Need to show the following function is uniformly continuous on R

Question

Could you please tell me how I am supposed to show that $f(x) = \dfrac{1}{(1+x^2)}$ is uniformly continuous in $\mathbb{R}$. I did some pre-calculation and found that $|f(x) - f(u)| < \epsilon$ if $\delta = \dfrac{\epsilon}{|x + u|}$ So, is the selection of $\delta$ correct since I am supposed to find one single $\delta > 0$, so is $\delta = \dfrac{\epsilon}{|x + u|} > 0$ or not?

Answer 1

It is Lipschitz continuous by the mean value theorem (with constant the supremum of the derivative). Note $|\frac{d}{dx}\frac{1}{1+x^2}|\leqslant 1$ on the whole real line $\mathbf{R}$. Every Lipschitz continuous function is uniformly continuous (if $L$ is a Lipschitz constant, for $\varepsilon>0$ take $\delta=\varepsilon/L$, in your problem you may take $L=1$).

Answer 2

A short answer is "use the mean value theorem and conclude that the function is Lipschitz". But this function has interesting properties that one can find in similar problems with less smooth functions, so let's do it from the definition as well.

First let's do some algebra:

$$|f(x)-f(y)| = \left | \frac{1}{1+x^2} - \frac{1}{1+y^2} \right | = \left | \frac{1+y^2-1-x^2}{(1+x^2)(1+y^2)} \right | = \left | \frac{y^2-x^2}{(1+x^2)(1+y^2)} \right |$$

You want to pause here before starting to actually make estimates, because if you're not careful you may wind up estimating too bluntly. The key here is that different things are happening when $x$ is "small" and when $x$ is "large".

Let $\varepsilon>0$ and consider $M,\delta > 0$ that we will specify later. When $|x| \leq M$, we can simply say that $(1+x^2)(1+y^2) \geq 1$ so the difference is less than $|y^2-x^2|$. (Here we are neglecting $x^2$ and $y^2$ compared to $1$.) Provided you can assume $|x| \leq M$, this is not hard to control. Specifically, assume $\delta < M/2$, then

$$|y^2-x^2|=|x+y||x-y| \leq 5M|x-y|/2.$$

So there's our estimate for $x \in [-M,M]$.

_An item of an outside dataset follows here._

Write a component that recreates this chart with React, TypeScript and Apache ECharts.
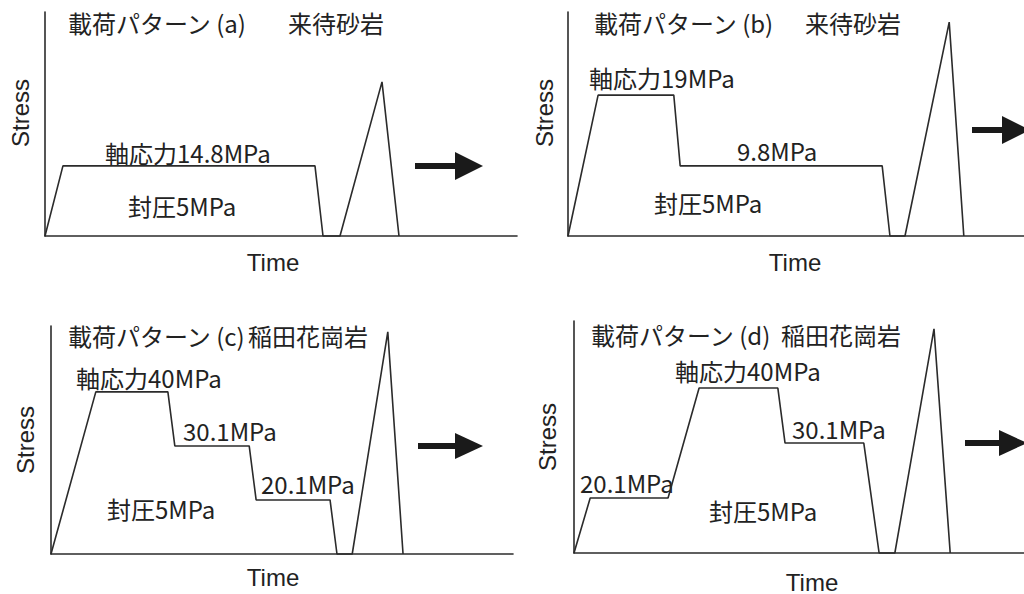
import React, { useEffect, useRef } from "react";
import * as echarts from "echarts";

// Schematic loading patterns (time and stress in relative units, 0-100 of each panel's axis)
const timeA = [0, 3.8, 57.2, 58.9, 62.5, 71.4, 75.0];
const stressA = [0, 31.3, 31.3, 0, 0, 68.8, 0];

const timeB = [0, 6.6, 23.2, 24.6, 68.9, 70.6, 73.9, 83.6, 86.8];
const stressB = [0, 62.9, 62.9, 31.3, 31.3, 0, 0, 95.5, 0];

const timeC = [0, 9.7, 25.3, 26.8, 42.9, 44.4, 60.4, 61.9, 65.2, 72.9, 76.2];
const stressC = [0, 71.1, 71.1, 47.4, 47.4, 23.7, 23.7, 0, 0, 97.4, 0];

const timeD = [0, 3.6, 20.9, 27.8, 45.3, 46.9, 64.4, 67.8, 71.3, 80.0, 83.6];
const stressD = [0, 23.7, 23.7, 71.1, 71.1, 47.4, 47.4, 0, 0, 96.6, 0];

const panelTitles = ["載荷パターン (a)", "載荷パターン (b)", "載荷パターン (c)", "載荷パターン (d)"];
const rockNames = ["来待砂岩", "来待砂岩", "稲田花崗岩", "稲田花崗岩"];
const labelsA = ["軸応力14.8MPa", "封圧5MPa"];
const labelsB = ["軸応力19MPa", "9.8MPa", "封圧5MPa"];
const labelsC = ["軸応力40MPa", "30.1MPa", "20.1MPa", "封圧5MPa"];
const labelsD = ["軸応力40MPa", "30.1MPa", "20.1MPa", "封圧5MPa"];
const axisNameX = "Time";
const axisNameY = "Stress";

const grids = [
  { left: 45, top: 12, width: 472, height: 224 },
  { left: 568, top: 12, width: 456, height: 224 },
  { left: 51, top: 326, width: 462, height: 228 },
  { left: 574, top: 321, width: 450, height: 232 },
];

const LINE = "#2b2b2b";
const JP = '"Noto Sans CJK JP", "Noto Sans", sans-serif';
const LAT = '"Liberation Sans", Arial, sans-serif';

function zip(t: number[], s: number[]) {
  return t.map((v, i) => [v, s[i]]);
}

function jpText(text: string, x: number, y: number, size = 24) {
  return {
    type: "text",
    x,
    y,
    style: { text, fill: "#222", font: `${size}px ${JP}`, align: "left", verticalAlign: "middle" },
  };
}

function latText(text: string, x: number, y: number, rot = 0) {
  return {
    type: "text",
    x,
    y,
    rotation: rot,
    style: { text, fill: "#222", font: `24px ${LAT}`, align: "center", verticalAlign: "middle" },
  };
}

function arrow(x0: number, xh: number, xt: number, y: number, hh: number) {
  return [
    { type: "rect", shape: { x: x0, y: y - 3, width: xh - x0 + 1, height: 6 }, style: { fill: "#1a1a1a" } },
    {
      type: "polygon",
      shape: { points: [[xh, y - hh], [xt, y], [xh, y + hh]] },
      style: { fill: "#1a1a1a" },
    },
  ];
}

export default function App() {
  const ref = useRef<HTMLDivElement>(null);
  useEffect(() => {
    if (!ref.current) return;
    const chart = echarts.init(ref.current, null, { renderer: "svg" });
    const axisCommon = {
      type: "value",
      min: 0,
      max: 100,
      axisLine: { show: true, onZero: false, lineStyle: { color: LINE, width: 1.6 } },
      axisTick: { show: false },
      axisLabel: { show: false },
      splitLine: { show: false },
    };
    const datas = [zip(timeA, stressA), zip(timeB, stressB), zip(timeC, stressC), zip(timeD, stressD)];
    const graphic: any[] = [];
    // titles
    const titlePos = [
      [68, 22, 288],
      [594, 22, 805],
      [68, 335, 248],
      [591, 334, 781],
    ];
    titlePos.forEach((p, i) => {
      graphic.push(jpText(panelTitles[i], p[0], p[1]));
      graphic.push(jpText(rockNames[i], p[2], p[1]));
    });
    // level labels
    const posA = [[105, 152], [128, 205]];
    const posB = [[589, 77], [737, 150], [654, 202]];
    const posC = [[76, 377], [183, 430], [261, 483], [107, 508]];
    const posD = [[675, 370], [792, 428], [580, 482], [709, 510]];
    labelsA.forEach((t, i) => graphic.push(jpText(t, posA[i][0], posA[i][1])));
    labelsB.forEach((t, i) => graphic.push(jpText(t, posB[i][0], posB[i][1])));
    labelsC.forEach((t, i) => graphic.push(jpText(t, posC[i][0], posC[i][1])));
    labelsD.forEach((t, i) => graphic.push(jpText(t, posD[i][0], posD[i][1])));
    // axis names
    const stressPos = [[20, 113], [544, 113], [25, 440], [547, 437]];
    const timePos = [[273, 262], [795, 262], [273, 577], [812, 582]];
    stressPos.forEach((p) => graphic.push(latText(axisNameY, p[0], p[1], Math.PI / 2)));
    timePos.forEach((p) => graphic.push(latText(axisNameX, p[0], p[1])));
    // arrows
    graphic.push(...arrow(415, 455, 483, 166, 14));
    graphic.push(...arrow(972, 1002, 1030, 130, 14));
    graphic.push(...arrow(418, 455, 483, 446, 13));
    graphic.push(...arrow(965, 999, 1027, 443, 13));

    chart.setOption({
      animation: false,
      backgroundColor: "#fff",
      grid: grids.map((g) => ({ ...g, containLabel: false })),
      xAxis: grids.map((_, i) => ({ ...axisCommon, gridIndex: i })),
      yAxis: grids.map((_, i) => ({ ...axisCommon, gridIndex: i })),
      series: datas.map((d, i) => ({
        type: "line",
        xAxisIndex: i,
        yAxisIndex: i,
        data: d,
        showSymbol: false,
        symbol: "none",
        clip: false,
        lineStyle: { color: LINE, width: 1.6 },
      })),
      graphic,
    });
    return () => chart.dispose();
  }, []);
  return (
    <div
      ref={ref}
      style={{ position: "fixed", left: 0, top: 0, width: 1024, height: 594, background: "#fff" }}
    />
  );
}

When $|x| \geq M$, we now have some additional control because the denominator is now large. Specifically, we can again assume $\delta < M/2$ in order to conclude that the denominator is at least $M^4/4$. Then we have an error of at most $4|y^2-x^2|/M^4=4|x+y||x-y|/M^4$. (Here we are neglecting $1$ compared to $x^2$ and $y^2$.) But $|x+y| \leq 5M/2$ again, so our error is at most $10|x-y|/M^3$.

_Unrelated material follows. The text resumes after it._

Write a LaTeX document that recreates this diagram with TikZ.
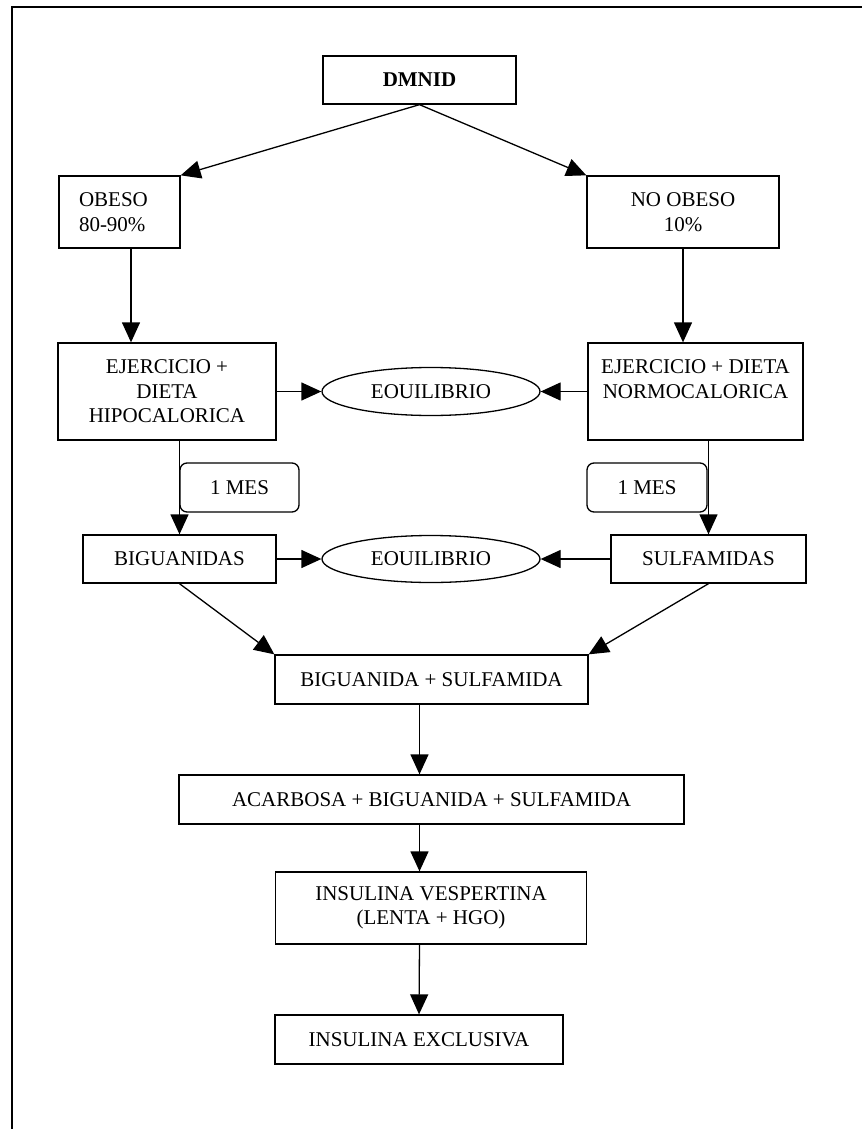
\documentclass[tikz,border=0pt]{standalone}
\usepackage{fontspec}
\setmainfont{Liberation Serif}
\usetikzlibrary{arrows.meta,shapes.geometric,calc}
\tikzset{
  box/.style={draw, line width=1.3pt, inner sep=0pt, align=center,
    font=\fontsize{21}{24.5}\selectfont},
  ovalbox/.style={draw, ellipse, line width=1.3pt, inner sep=0pt,
    minimum width=218pt, minimum height=48pt, font=\fontsize{21}{24.5}\selectfont},
  mesbox/.style={box, rounded corners=7pt, minimum width=119pt, minimum height=49pt},
  arr/.style={line width=1.3pt, -{Triangle[length=20pt,width=18pt]}},
  frameline/.style={line width=2pt}
}
\begin{document}
\begin{tikzpicture}[x=1pt,y=-1pt]
\useasboundingbox (0,0) rectangle (862,1129);
\draw[frameline] (11.5,1129) -- (11.5,7.5) -- (862,7.5);

\node[box, minimum width=193pt, minimum height=48pt] (dmnid) at (419.5,80) {\textbf{DMNID}};
\node[box, align=left, text width=81pt, inner xsep=20pt, inner ysep=0pt,
      minimum width=121pt, minimum height=72pt] (obeso) at (119.5,212) {OBESO\\80-90\%};
\node[box, minimum width=192pt, minimum height=72pt] (noobeso) at (683,212) {NO OBESO\\10\%};

\node[box, minimum width=218pt, minimum height=97pt] (ejl) at (167,391.5) {EJERCICIO +\\DIETA\\HIPOCALORICA};
\node[box, minimum width=215pt, minimum height=97pt] (ejr) at (695.5,391.5) {EJERCICIO + DIETA\\NORMOCALORICA\\\phantom{H}};
\node[ovalbox] (eq1) at (431,391.5) {EOUILIBRIO};

\node[mesbox] (mesl) at (239.5,487.5) {1 MES};
\node[mesbox, minimum width=120pt] (mesr) at (647,487.5) {1 MES};

\node[box, minimum width=193pt, minimum height=48pt] (bigs) at (179.5,559) {BIGUANIDAS};
\node[ovalbox, minimum height=47pt] (eq2) at (431,559) {EOUILIBRIO};
\node[box, minimum width=195pt, minimum height=48pt] (sulf) at (708.5,559) {SULFAMIDAS};

\node[box, minimum width=313pt, minimum height=49pt] (bs) at (431.5,679.5) {BIGUANIDA + SULFAMIDA};
\node[box, minimum width=505pt, minimum height=49pt] (acar) at (431.5,799.5) {ACARBOSA + BIGUANIDA + SULFAMIDA};
\node[box, minimum width=311.5pt, minimum height=72pt] (insv) at (431,908) {INSULINA VESPERTINA\\(LENTA + HGO)};
\node[box, minimum width=288pt, minimum height=49pt] (inse) at (419,1039.5) {INSULINA EXCLUSIVA};

\coordinate (o1) at ([xshift=11.5pt]obeso.south);

\draw[arr] (dmnid.south) -- (obeso.north east);
\draw[arr] (dmnid.south) -- (noobeso.north west);
\draw[arr] (o1) -- (o1 |- ejl.north);
\draw[arr] (noobeso.south) -- (noobeso.south |- ejr.north);
\draw[arr] (ejl.east) -- (ejl.east -| eq1.west);
\draw[arr] (ejr.west) -- (ejr.west -| eq1.east);
\draw[arr] (bigs.north |- ejl.south) -- (bigs.north);
\draw[arr] (sulf.north |- ejr.south) -- (sulf.north);
\draw[arr] (bigs.east) -- (eq2.west);
\draw[arr] (sulf.west) -- (eq2.east);
\draw[arr] (bigs.south) -- (bs.north west);
\draw[arr] (sulf.south) -- (bs.north east);
\draw[arr] (dmnid.south |- bs.south) -- (dmnid.south |- acar.north);
\draw[arr] (dmnid.south |- acar.south) -- (dmnid.south |- insv.north);
\draw[arr] (dmnid.south |- insv.south) -- (inse.north);
\end{tikzpicture}
\end{document}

So now we need to choose $M$ and $\delta$ such that $\delta < M/2$, $5M\delta/2 < \varepsilon$, and $10\delta/M^3 < \varepsilon$. I will leave it to you to piece everything together. (Hint: in this particular case you can take $M = 1$ regardless of $\varepsilon$.)

With slightly more work but no calculus, we can get a Lipschitz constant. In particular, we need to work out what happens if $|x-y| \geq M/2$. In this case we can take the bluntest possible estimate: $|f(x)-f(y)| < 1$. From this we have that for any $M>0$, $|f(x)-f(y)| \leq \min \{ 1,\max \{ 5M|x-y|/2,10|x-y|/M^3 \} \}$. Then you can play with that to get a constant.

Answer 3

Uniform continuity means that $\delta $ does not depend on $x$. In this case, the uniform continuity follows from the following fact: if $f$ is continuous and $\lim_{x\to\pm\infty}f(x)=0$, then $f$ is uniformly continuous on $\mathbb R$.

To prove it, given $\varepsilon>0$ there is $x_0$ such that $|f(x)|<\varepsilon/2$ if $|x|>x_0-1$. By compactness, $f$ is uniformly continuous on $[-x_0,x_0]$; so there exists $\delta_0$ such that if $x,y\in[-x_0,x_0]$ and $|x-y|<\delta_0$, then $|f(x)-f(y)|<\varepsilon$.

Now let $\delta=\min\{1,\delta_0\}$. So if $|x-y|<\delta$, then either $x,y\in[-x_0,x_0]$ or both $|x|>x_0-1$, $|y|>x_0-1$. In the first case, $|f(x)-f(y)|<\varepsilon$. In the second one, $$|f(x)-f(y)|\leq|f(x)|+|f(y)|<\frac\varepsilon2+\frac\varepsilon2=\varepsilon.$$